Merrill Marine Terminal Services is getting out of the recycled metal business and plans to build a 56,000-square-foot warehouse where the scrap pile now sits.
Merrill's contract to store and load scrap onto ships expires this summer, and the company doesn't plan to renew it, said Jim Therriault, vice president for marketing at Sprague Energy Corp., which bought the terminal late last year. That decision will lead to the disappearance of a small mountain of scrap metal visible to anyone crossing the adjacent Veterans Memorial Bridge between Portland and South Portland.
Therriault said the company would go before the Portland Planning Board on Tuesday to begin the permitting process for the new warehouse. The building would allow Merrill to expand its dry goods business and provide a place to store newsprint and other forest products.

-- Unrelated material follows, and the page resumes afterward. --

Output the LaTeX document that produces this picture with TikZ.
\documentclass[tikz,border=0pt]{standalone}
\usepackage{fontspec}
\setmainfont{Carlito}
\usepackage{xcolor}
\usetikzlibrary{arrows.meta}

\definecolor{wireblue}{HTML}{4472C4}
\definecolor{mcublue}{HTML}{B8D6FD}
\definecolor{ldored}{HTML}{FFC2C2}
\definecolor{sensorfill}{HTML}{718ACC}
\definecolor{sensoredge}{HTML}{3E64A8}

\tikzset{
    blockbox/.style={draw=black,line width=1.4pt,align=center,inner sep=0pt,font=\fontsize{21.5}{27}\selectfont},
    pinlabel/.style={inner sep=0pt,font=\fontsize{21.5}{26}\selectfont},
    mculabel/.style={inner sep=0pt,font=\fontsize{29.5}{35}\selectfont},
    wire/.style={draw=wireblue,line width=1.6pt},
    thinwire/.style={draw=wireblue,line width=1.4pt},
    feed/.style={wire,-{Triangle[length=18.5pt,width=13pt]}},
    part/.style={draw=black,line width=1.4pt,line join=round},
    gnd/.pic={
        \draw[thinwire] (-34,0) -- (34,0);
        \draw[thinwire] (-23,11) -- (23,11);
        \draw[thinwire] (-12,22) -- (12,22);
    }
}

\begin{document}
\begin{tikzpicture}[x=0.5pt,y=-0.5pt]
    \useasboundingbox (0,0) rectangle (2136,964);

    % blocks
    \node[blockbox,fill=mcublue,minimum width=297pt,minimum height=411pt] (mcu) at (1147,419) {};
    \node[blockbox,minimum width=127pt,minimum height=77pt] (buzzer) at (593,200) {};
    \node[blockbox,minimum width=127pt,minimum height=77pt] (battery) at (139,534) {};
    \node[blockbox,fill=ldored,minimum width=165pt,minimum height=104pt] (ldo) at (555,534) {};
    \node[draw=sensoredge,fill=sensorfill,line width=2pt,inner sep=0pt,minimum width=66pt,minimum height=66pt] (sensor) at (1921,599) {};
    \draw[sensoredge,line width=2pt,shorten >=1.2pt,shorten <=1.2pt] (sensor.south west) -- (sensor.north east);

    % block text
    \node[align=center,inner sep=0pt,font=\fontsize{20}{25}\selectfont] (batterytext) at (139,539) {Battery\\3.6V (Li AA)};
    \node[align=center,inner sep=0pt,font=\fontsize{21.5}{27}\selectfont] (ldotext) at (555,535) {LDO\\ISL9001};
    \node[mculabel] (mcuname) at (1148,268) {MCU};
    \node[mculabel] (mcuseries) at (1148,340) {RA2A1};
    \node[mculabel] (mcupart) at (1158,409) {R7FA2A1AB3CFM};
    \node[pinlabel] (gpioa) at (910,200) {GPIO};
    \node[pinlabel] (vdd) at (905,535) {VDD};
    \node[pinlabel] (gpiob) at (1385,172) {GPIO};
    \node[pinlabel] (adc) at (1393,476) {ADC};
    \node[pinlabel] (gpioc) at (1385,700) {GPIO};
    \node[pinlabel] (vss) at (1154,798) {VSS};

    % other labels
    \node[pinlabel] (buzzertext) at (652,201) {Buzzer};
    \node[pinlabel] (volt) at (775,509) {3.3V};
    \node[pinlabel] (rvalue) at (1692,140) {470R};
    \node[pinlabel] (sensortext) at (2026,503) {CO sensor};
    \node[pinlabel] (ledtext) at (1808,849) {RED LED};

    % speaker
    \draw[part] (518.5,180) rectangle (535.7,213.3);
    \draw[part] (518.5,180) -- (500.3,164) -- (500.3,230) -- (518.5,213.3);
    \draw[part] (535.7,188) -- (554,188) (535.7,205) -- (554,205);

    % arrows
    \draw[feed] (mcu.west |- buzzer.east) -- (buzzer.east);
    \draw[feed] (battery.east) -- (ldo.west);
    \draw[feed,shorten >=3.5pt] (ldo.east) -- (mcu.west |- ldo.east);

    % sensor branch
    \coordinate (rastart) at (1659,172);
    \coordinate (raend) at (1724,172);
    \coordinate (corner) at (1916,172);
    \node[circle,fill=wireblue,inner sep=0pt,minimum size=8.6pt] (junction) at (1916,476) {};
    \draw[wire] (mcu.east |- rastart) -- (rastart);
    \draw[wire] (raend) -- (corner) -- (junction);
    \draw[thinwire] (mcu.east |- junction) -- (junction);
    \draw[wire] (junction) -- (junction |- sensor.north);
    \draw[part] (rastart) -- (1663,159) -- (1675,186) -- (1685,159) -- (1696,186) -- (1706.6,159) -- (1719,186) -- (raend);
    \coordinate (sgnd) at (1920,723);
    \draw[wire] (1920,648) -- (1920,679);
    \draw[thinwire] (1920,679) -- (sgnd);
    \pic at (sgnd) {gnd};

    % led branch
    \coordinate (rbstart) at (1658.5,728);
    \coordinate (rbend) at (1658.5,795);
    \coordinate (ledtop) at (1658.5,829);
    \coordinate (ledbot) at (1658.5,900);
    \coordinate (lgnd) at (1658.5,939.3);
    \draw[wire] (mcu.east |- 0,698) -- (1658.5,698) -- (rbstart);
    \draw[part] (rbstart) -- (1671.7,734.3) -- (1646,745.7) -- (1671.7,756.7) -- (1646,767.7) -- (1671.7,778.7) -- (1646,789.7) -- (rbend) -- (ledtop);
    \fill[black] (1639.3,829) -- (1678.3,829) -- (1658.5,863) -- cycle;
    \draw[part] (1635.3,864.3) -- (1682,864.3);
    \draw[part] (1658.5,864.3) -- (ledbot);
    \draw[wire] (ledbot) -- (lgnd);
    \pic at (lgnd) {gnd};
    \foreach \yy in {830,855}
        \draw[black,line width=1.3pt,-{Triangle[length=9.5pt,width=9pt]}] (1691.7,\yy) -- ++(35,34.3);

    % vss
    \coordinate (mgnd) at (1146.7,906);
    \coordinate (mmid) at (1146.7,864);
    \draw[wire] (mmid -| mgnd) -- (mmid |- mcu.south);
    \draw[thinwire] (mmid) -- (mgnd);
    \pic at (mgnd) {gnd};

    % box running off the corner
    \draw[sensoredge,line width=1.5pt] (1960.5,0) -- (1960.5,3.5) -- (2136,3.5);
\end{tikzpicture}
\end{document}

Therriault said the company doesn't expect a cut in the work force; rather, it is expected to grow.
He wouldn't discuss terms of the expiring contract, including what companies are party to it. Peggy McGehee, an attorney for New England Metal in Portland, said her client is one of many scrap yards across the state that use the terminal.

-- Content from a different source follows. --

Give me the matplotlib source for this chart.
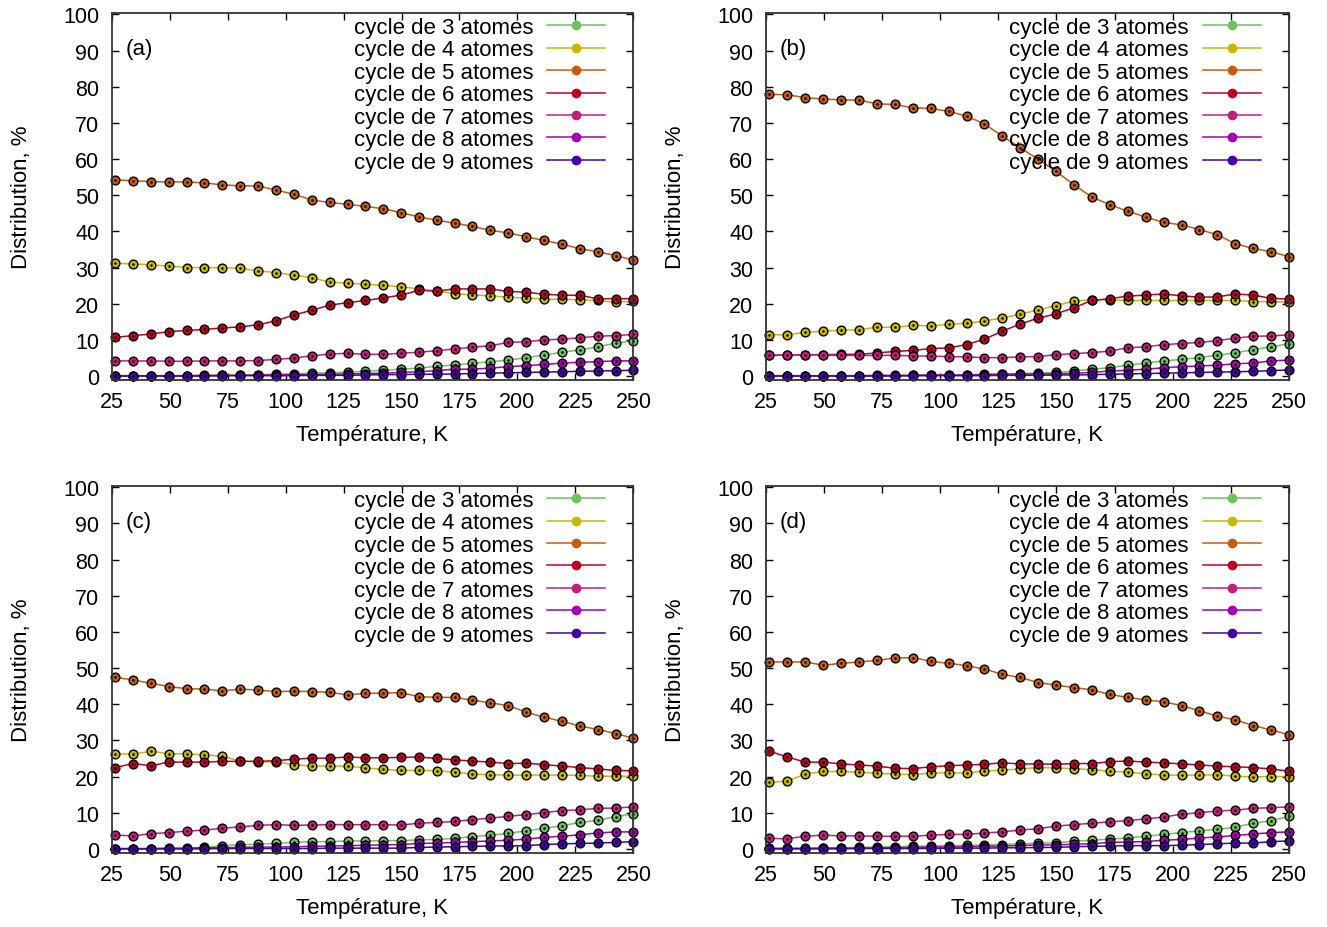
import numpy as np
import matplotlib.pyplot as plt
from matplotlib.lines import Line2D

plt.rcParams['font.family'] = ['Liberation Sans', 'DejaVu Sans']

# temperatures (K), same grid for the four panels
T = [26.5, 34.2, 41.9, 49.6, 57.3, 65.0, 72.7, 80.4, 88.2, 95.9,
     103.6, 111.3, 119.0, 126.7, 134.4, 142.1, 149.8, 157.5, 165.2, 172.9,
     180.6, 188.3, 196.1, 203.8, 211.5, 219.2, 226.9, 234.6, 242.3, 250.0]
# panel (d) has one more point below 25 K (clipped by the axis)
T_lead_d = 18.8

labels = ["cycle de %d atomes" % n for n in range(3, 10)]
colors = ["#6ec25c", "#c8b800", "#c85a10", "#c00020", "#c41e7a", "#a400b0", "#4400a8"]

# panel (a)
a3 = [0.1, 0.1, 0.1, 0.1, 0.1, 0.1, 0.2, 0.2, 0.4, 0.5, 0.6, 0.8, 0.9, 1.1, 1.3,
      1.6, 1.9, 2.2, 2.7, 3.1, 3.5, 4.0, 4.4, 5.1, 5.8, 6.6, 7.2, 8.1, 9.1, 9.7]
a4 = [31.2, 31.0, 30.8, 30.4, 30.0, 30.0, 30.0, 29.8, 29.1, 28.6, 27.9, 27.2, 26.0, 25.7, 25.4,
      25.1, 24.7, 24.1, 23.5, 22.8, 22.4, 22.2, 21.8, 21.6, 21.3, 21.2, 21.1, 20.9, 20.4, 20.7]
a5 = [54.3, 54.0, 53.8, 53.7, 53.7, 53.4, 52.9, 52.6, 52.6, 51.4, 50.3, 48.7, 48.0, 47.5, 46.9,
      46.3, 45.2, 44.0, 43.1, 42.3, 41.4, 40.3, 39.6, 38.5, 37.5, 36.5, 35.2, 34.4, 33.3, 32.1]
a6 = [10.7, 11.2, 11.6, 12.3, 12.6, 12.9, 13.3, 13.6, 14.2, 15.3, 16.9, 18.2, 19.6, 20.3, 20.9,
      21.6, 22.4, 23.7, 23.5, 24.1, 24.1, 24.1, 23.4, 23.2, 22.6, 22.4, 22.3, 21.4, 21.4, 21.4]
a7 = [4.2, 4.2, 4.2, 4.1, 4.1, 4.2, 4.2, 4.2, 4.3, 4.6, 5.0, 5.6, 6.1, 6.3, 6.0,
      6.0, 6.3, 6.6, 7.0, 7.5, 8.0, 8.4, 9.3, 9.5, 10.0, 10.2, 10.6, 11.0, 11.2, 11.5]
a8 = [0.1, 0.1, 0.1, 0.1, 0.1, 0.2, 0.2, 0.2, 0.3, 0.3, 0.4, 0.4, 0.5, 0.6, 0.7,
      0.8, 1.0, 1.2, 1.5, 1.9, 1.9, 2.2, 2.6, 2.9, 3.2, 3.6, 3.8, 4.0, 4.2, 4.2]
a9 = [0.0, 0.0, 0.0, 0.0, 0.0, 0.0, 0.1, 0.1, 0.1, 0.1, 0.1, 0.2, 0.2, 0.2, 0.3,
      0.4, 0.4, 0.5, 0.5, 0.6, 0.7, 0.8, 0.9, 1.0, 1.1, 1.2, 1.3, 1.4, 1.5, 1.6]

# panel (b)
b3 = [0.1, 0.1, 0.1, 0.1, 0.1, 0.1, 0.1, 0.1, 0.2, 0.2, 0.3, 0.4, 0.5, 0.6, 0.7,
      0.8, 1.0, 1.4, 1.9, 2.3, 3.0, 3.6, 4.2, 4.6, 5.1, 5.8, 6.4, 7.3, 8.1, 8.9]
b4 = [11.4, 11.4, 12.1, 12.4, 12.7, 12.8, 13.5, 13.5, 14.0, 13.9, 14.3, 14.6, 15.2, 16.1, 17.1,
      18.3, 19.5, 20.7, 21.1, 21.1, 20.9, 20.9, 20.9, 20.9, 20.9, 20.9, 20.9, 20.6, 20.6, 20.4]
b5 = [77.9, 77.8, 77.0, 76.6, 76.4, 76.3, 75.3, 75.1, 74.2, 74.0, 73.2, 71.9, 69.7, 66.4, 63.1,
      60.0, 56.6, 52.9, 49.5, 47.4, 45.6, 44.0, 42.5, 41.8, 40.5, 39.1, 36.6, 35.3, 34.4, 33.0]
b6 = [5.8, 5.8, 5.9, 5.9, 6.0, 6.0, 6.4, 6.8, 7.1, 7.6, 7.8, 8.7, 10.2, 12.4, 14.4,
      16.0, 17.2, 18.9, 20.9, 21.4, 22.1, 22.4, 22.7, 22.2, 21.8, 21.9, 22.7, 22.4, 21.5, 21.3]
b7 = [5.8, 5.8, 5.9, 5.8, 5.7, 5.7, 5.7, 5.7, 5.6, 5.5, 5.4, 5.3, 5.1, 5.1, 5.3,
      5.4, 5.9, 6.2, 6.5, 6.9, 7.8, 8.1, 8.7, 9.0, 9.3, 9.8, 10.5, 11.0, 11.1, 11.4]
b8 = [0.1, 0.1, 0.1, 0.1, 0.1, 0.1, 0.2, 0.2, 0.2, 0.3, 0.3, 0.3, 0.4, 0.5, 0.5,
      0.6, 0.6, 0.8, 1.0, 1.4, 1.6, 1.9, 2.3, 2.6, 2.8, 3.0, 3.4, 3.6, 4.2, 4.4]
b9 = [0.0, 0.0, 0.0, 0.0, 0.0, 0.0, 0.0, 0.0, 0.1, 0.1, 0.1, 0.1, 0.1, 0.2, 0.2,
      0.2, 0.3, 0.3, 0.4, 0.5, 0.6, 0.7, 0.8, 0.9, 1.0, 1.1, 1.2, 1.3, 1.5, 1.7]

# panel (c)
c3 = [0.0, 0.0, 0.0, 0.1, 0.1, 0.4, 0.9, 1.1, 1.3, 1.5, 1.8, 2.0, 2.0, 2.2, 2.2,
      2.3, 2.3, 2.5, 2.6, 2.9, 3.4, 3.8, 4.3, 5.0, 5.7, 6.4, 7.3, 7.9, 8.9, 9.7]
c4 = [26.3, 26.2, 27.0, 26.3, 26.3, 26.0, 25.6, 24.3, 24.1, 24.0, 23.3, 22.9, 22.9, 22.9, 22.4,
      22.0, 21.7, 21.7, 21.6, 21.2, 20.7, 20.5, 20.4, 20.4, 20.4, 20.4, 20.3, 20.1, 20.1, 20.1]
c5 = [47.5, 46.7, 45.8, 44.9, 44.3, 44.2, 43.7, 44.2, 43.9, 43.5, 43.6, 43.5, 43.3, 42.6, 43.0,
      43.1, 43.2, 42.1, 41.9, 41.9, 41.1, 40.4, 39.6, 37.8, 36.4, 35.3, 34.0, 33.0, 31.9, 30.6]
c6 = [22.5, 23.6, 23.0, 24.0, 24.0, 24.0, 24.2, 24.2, 24.2, 24.4, 24.8, 25.1, 25.1, 25.4, 25.2,
      25.2, 25.3, 25.4, 25.0, 24.6, 24.3, 24.0, 23.6, 23.7, 23.3, 22.9, 22.5, 22.1, 21.7, 21.6]
c7 = [3.8, 3.6, 4.2, 4.5, 4.9, 5.2, 5.7, 6.1, 6.5, 6.7, 6.5, 6.6, 6.7, 6.7, 6.7,
      6.7, 6.6, 7.1, 7.3, 7.6, 8.1, 8.5, 9.0, 9.5, 10.0, 10.6, 10.8, 11.2, 11.3, 11.6]
c8 = [0.1, 0.1, 0.1, 0.2, 0.2, 0.3, 0.3, 0.4, 0.5, 0.5, 0.6, 0.7, 0.8, 0.9, 1.0,
      1.1, 1.2, 1.5, 1.6, 1.8, 2.0, 2.2, 2.4, 2.7, 3.2, 3.5, 3.9, 4.4, 4.7, 4.7]
c9 = [0.0, 0.0, 0.0, 0.0, 0.0, 0.0, 0.1, 0.1, 0.1, 0.1, 0.1, 0.1, 0.2, 0.2, 0.2,
      0.2, 0.2, 0.4, 0.5, 0.6, 0.7, 0.8, 0.8, 0.9, 1.2, 1.4, 1.5, 1.6, 1.8, 2.0]

# panel (d)
d3 = [0.2, 0.2, 0.2, 0.3, 0.3, 0.4, 0.5, 0.6, 0.7, 0.8, 0.9, 1.0, 1.1, 1.2, 1.4,
      1.6, 1.7, 2.1, 2.4, 2.7, 3.0, 3.5, 4.0, 4.5, 5.0, 5.4, 6.0, 7.1, 7.8, 9.0]
d4 = [18.4, 18.7, 20.7, 21.4, 21.4, 21.2, 20.9, 20.7, 20.5, 21.0, 21.0, 21.0, 21.5, 21.8, 22.1,
      22.5, 22.4, 22.2, 21.9, 21.5, 21.2, 20.8, 20.4, 20.4, 20.4, 20.5, 20.1, 19.9, 20.0, 20.0]
d5 = [51.7, 51.7, 51.7, 50.8, 51.3, 51.7, 52.1, 52.8, 52.9, 51.9, 51.3, 50.7, 49.7, 48.3, 47.4,
      46.0, 45.3, 44.6, 44.0, 42.7, 41.9, 41.2, 40.7, 39.6, 38.2, 36.7, 35.7, 34.1, 32.9, 31.6]
d6 = [27.0, 25.4, 24.0, 24.0, 23.5, 23.2, 22.9, 22.3, 22.2, 22.7, 23.0, 23.2, 23.4, 23.8, 23.5,
      23.5, 23.4, 23.6, 23.6, 24.1, 24.3, 24.0, 23.8, 23.5, 23.2, 22.9, 22.7, 22.5, 22.1, 21.5]
d7 = [2.9, 2.8, 3.5, 3.8, 3.6, 3.6, 3.5, 3.5, 3.5, 3.8, 4.0, 4.0, 4.4, 4.7, 5.2,
      5.6, 6.3, 6.7, 7.1, 7.5, 7.8, 8.3, 8.8, 9.6, 10.0, 10.5, 10.7, 11.2, 11.4, 11.6]
d8 = [0.1, 0.1, 0.1, 0.2, 0.2, 0.2, 0.3, 0.3, 0.4, 0.5, 0.5, 0.6, 0.7, 0.8, 0.9,
      1.1, 1.1, 1.3, 1.4, 1.8, 1.9, 2.0, 2.4, 2.6, 3.0, 3.3, 3.7, 4.1, 4.5, 4.7]
d9 = [0.0, 0.0, 0.0, 0.0, 0.0, 0.1, 0.1, 0.1, 0.1, 0.1, 0.2, 0.2, 0.2, 0.3, 0.3,
      0.4, 0.4, 0.6, 0.7, 0.8, 0.9, 0.9, 0.9, 1.0, 1.2, 1.4, 1.6, 1.6, 2.0, 2.2]
# values at T_lead_d for the seven cycles of panel (d)
d_lead = [0.2, 27.9, 40.3, 29.7, 2.9, 0.1, 0.0]

panels = [
    ("(a)", [a3, a4, a5, a6, a7, a8, a9], None),
    ("(b)", [b3, b4, b5, b6, b7, b8, b9], None),
    ("(c)", [c3, c4, c5, c6, c7, c8, c9], None),
    ("(d)", [d3, d4, d5, d6, d7, d8, d9], d_lead),
]

fig = plt.figure(figsize=(13.27, 9.28), dpi=100)

# axes boxes in figure fractions (left, bottom, width, height)
boxes = [
    (0.0842, 0.5894, 0.3931, 0.3955),
    (0.5772, 0.5894, 0.3941, 0.3955),
    (0.0842, 0.0799, 0.3931, 0.3955),
    (0.5772, 0.0799, 0.3941, 0.3955),
]

handles = [Line2D([], [], color=c, lw=1.1, marker="o", ms=6, mec=c) for c in colors]

for (tag, series, lead), box in zip(panels, boxes):
    ax = fig.add_axes(box)
    for i, y in enumerate(series):
        # the line (with the extra low-T point when there is one)
        if lead is None:
            ax.plot(T, y, color=colors[i], lw=1.1, zorder=2 + i)
        else:
            ax.plot([T_lead_d] + T, [lead[i]] + y, color=colors[i], lw=1.1, zorder=2 + i)
        # gnuplot-like points: filled circle, black rim, black dot in the middle
        ax.plot(T, y, ls="none", marker="o", ms=6.3, mfc=colors[i], mec="black",
                mew=1.0, clip_on=False, zorder=2 + i)
        ax.plot(T, y, ls="none", marker=".", ms=1.6, color="black",
                clip_on=False, zorder=2 + i)

    ax.set_xlim(25, 250)
    ax.set_ylim(-1.1, 100.4)
    ax.set_xticks(np.arange(25, 251, 25))
    ax.set_yticks(np.arange(0, 101, 10))
    ax.tick_params(direction="in", top=True, right=True, length=5, width=1,
                   labelsize=15.5, colors="black")
    ax.tick_params(axis="x", pad=8)
    ax.tick_params(axis="y", pad=9)
    for s in ax.spines.values():
        s.set_linewidth(1.3)
        s.set_color("#333333")
        s.set_zorder(20)

    ax.set_xlabel("Température, K", fontsize=16)
    ax.set_ylabel("Distribution, %", fontsize=16)
    ax.xaxis.set_label_coords(0.5, -0.12)
    ax.yaxis.set_label_coords(-0.153, 0.5)

    ax.text(0.026, 0.902, tag, transform=ax.transAxes, fontsize=16,
            ha="left", va="center")

    ax.legend(handles, labels, loc="upper right", bbox_to_anchor=(0.9458, 0.989),
              markerfirst=False, frameon=False, fontsize=16, handlelength=2.6,
              handletextpad=0.63, labelspacing=0.065, borderpad=0, borderaxespad=0)

fig.savefig("out.png", dpi=100)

Jeffrey Monroe, Portland's director of ports and transportation, said the consensus on the waterfront was that most of the scrap metal would now be trucked to Boston, where it would be loaded onto ships. That would increase transportation costs for scrap yards, but it was unclear if those costs would be passed on to others.
The news is yet another challenge for Portland's scrap yards, which operate in the Bayside area, a district targeted for redevelopment. A 2000 city report called these businesses "the single most inhibiting factor to the successful redevelopment of Bayside." New England Metal is looking to move, and has reportedly found several alternative locations in Portland and area communities.
E. Perry Iron & Metal Co. ships ferrous metals through New England Metal and Merrill, said Alan Lerman, the company's owner. Lerman said he expected New England Metal to find an alternative shipping method for metal, and that the change at Merrill wouldn't affect his business directly.
"What's going on with the city (redevelopment initiative) is going to impact it more than the change at the docks," Lerman said.
McGehee, a lawyer with Perkins, Thompson, Hinckley and Keddy in Portland, said "very little" of the company's metal goes to Merrill. Only metal that's been cut to size and length for immediate melting is shipped out through Merrill's, she said. The rest is trucked to other facilities, but all the metal will go to those facilities now.
"We don't really expect this to have much of an impact," she said. "We're still committed to staying in Portland and moving (to a new site)."
Monroe said he believed the only terminal in the area that might be able to handle scrap metal was Turner's Island LLC in South Portland. But Roger Hale Jr. at Turner's Island said the firm has "no interest at the present" in picking up the scrap business.
Monroe said he still thought there was enough scrap business in Maine to keep a terminal going.
"One of the things that's very obvious to us is that this is cargo that's been moving in and out of the state on a regular basis," Monroe said. "It will provide an opportunity for another terminal."
Monroe suggested that Portland's International Marine Terminal would be a likely place to run a scrap metal loading operation, once the Scotia Prince is moved to the new Ocean Gateway terminal. If the City Council approves additional funds for Ocean Gateway, he said, the Scotia Prince is expected to be out of the International Marine Terminal in 2007.
Monroe said losing scrap metal at Merrill isn't necessarily bad news for the city's waterfront.
"It would be bad if we were losing it and there was nothing to replace it," he said. "They're replacing it with a cargo (that) they're going to get a better margin on, and you only have so much space at the terminals. You want to roll with something that will give you a better profit."